В последнюю четверть века дисциплина эта находится, однако, в тяжелом состоянии. Как и прежде, не испытывая недостатка в талантах, она вместе с тем представляет собой говорение без консенсуса – коллаж оригинальных теоретических мнений, податели которых не только не стремятся к какому-либо критически выверенному диному суждению, но просто не слышат друг друга. Ситуация усугубляется распространением постмодернистских дискоммуникативных поветрий – режимом перманентного дискуссионного скандала, который блестяще зарисован Александром Рубцовым в недавних публикациях, посвященных постмодерну в политике и архитектуре[25].
Если консенсус где-то еще и существует, то в справочных изданиях, пособиях и руководствах по социологии знания. В этих компендиумах (кстати, совершенно однотипных у нас и за рубежом) и оседают представления, которые я пометил выражением «вульгарная социология знания».
Компендиумы по социологии знания задают ценностно-нейтральное восприятие и понимание идеологии. Ее стандартная дефиниция такова: идеология – это так или иначе концептуализированный набор идей, предлагаемый с интонацией обоснованной истины и санкционирующий либо сохранение status quo, либо, наоборот, отвержение и радикальную перестройку господствующего порядка. Далее говорится, что представления, входящие в идеологию, могут быть как научными, так и ненаучными; как обоснованными, так и необоснованными; как истинными, так и ложными. В целом же она должна приниматься в качестве образования неистинного и неложного (или – столь же истинного, сколь и ложного). От читателя требуют, чтобы он занял по отношению к идеологии позицию отстраненного наблюдателя и исследователя.

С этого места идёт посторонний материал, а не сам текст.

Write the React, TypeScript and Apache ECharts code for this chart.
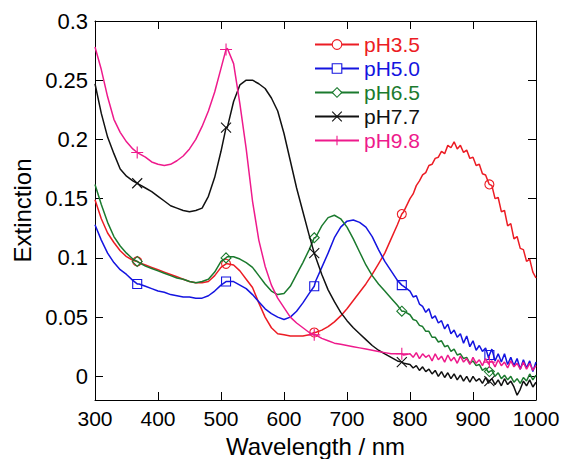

Авторы социологических компендиумов просто отказываются видеть, что феномен идеологии интересует отнюдь не только аспирантов, готовящих соответствующие научные рефераты, но и множество людей, на сознание которых идеологии претендуют и которые уже находятся под воздействием хотя бы одной из них. Весь дискурс этих компендиумов подостлан снобистским равнодушием к социально обеспокоенному рядовому участнику общественной жизни, которого часто называют субъектом обычного сознания. За последним признается психологическая сложность, отображающая сложность породивших его повседневных жизненных обстоятельств. Вместе с тем этому психологически трактуемому сознанию по строгому счету отказано в способности противостоять (или наоборот – осознанно следовать) направленному на него все более организованному, все более целенаправленному потоку массовой информации. В отношении к этому потоку обычное сознание есть беззащитная tabula rasa. Это сознание «простака, встретившегося с обманщиком» (объяснительная модель раннего Просвещения). Это сознание без самосознания, носитель которого не поднимается до понимания своей вины (или хотя бы совиновности) в отношении разделяемого им заблуждения и неспособен преодолевать его (заблуждение) в качестве самообмана.
Вдумываясь в эту ситуацию, я все больше склоняюсь к выводу, что противостоять нынешней дискурсивно расшатанной социологии знания может только актуализированная классическая традиция.
Мне нравится формула «модерн – незавершенный проект», которую Юрген Хабермас бросил в ответ на шабаш постмодернистской риторики. И чем чаще я вижу, как размывается, размазывается понятие «постклассического», тем больше мне хочется обсудить возможности «неоклассической позиции».
В теории идеологии (как и в социологии знания в целом) первый из классиков – это Маркс, хотя «Немецкая идеология» и «Коммунистический манифест» были написаны вовсе не для теоретиков, культивирующих в себе ценностно-нейтральный объективно-отстраненный взгляд на социально влиятельные идеи. Маркс ориентировал в идеологии лидеров растущего рабочего движения, или, если угодно, радикальных граждански-социальных активистов тогдашнего обычного сознания.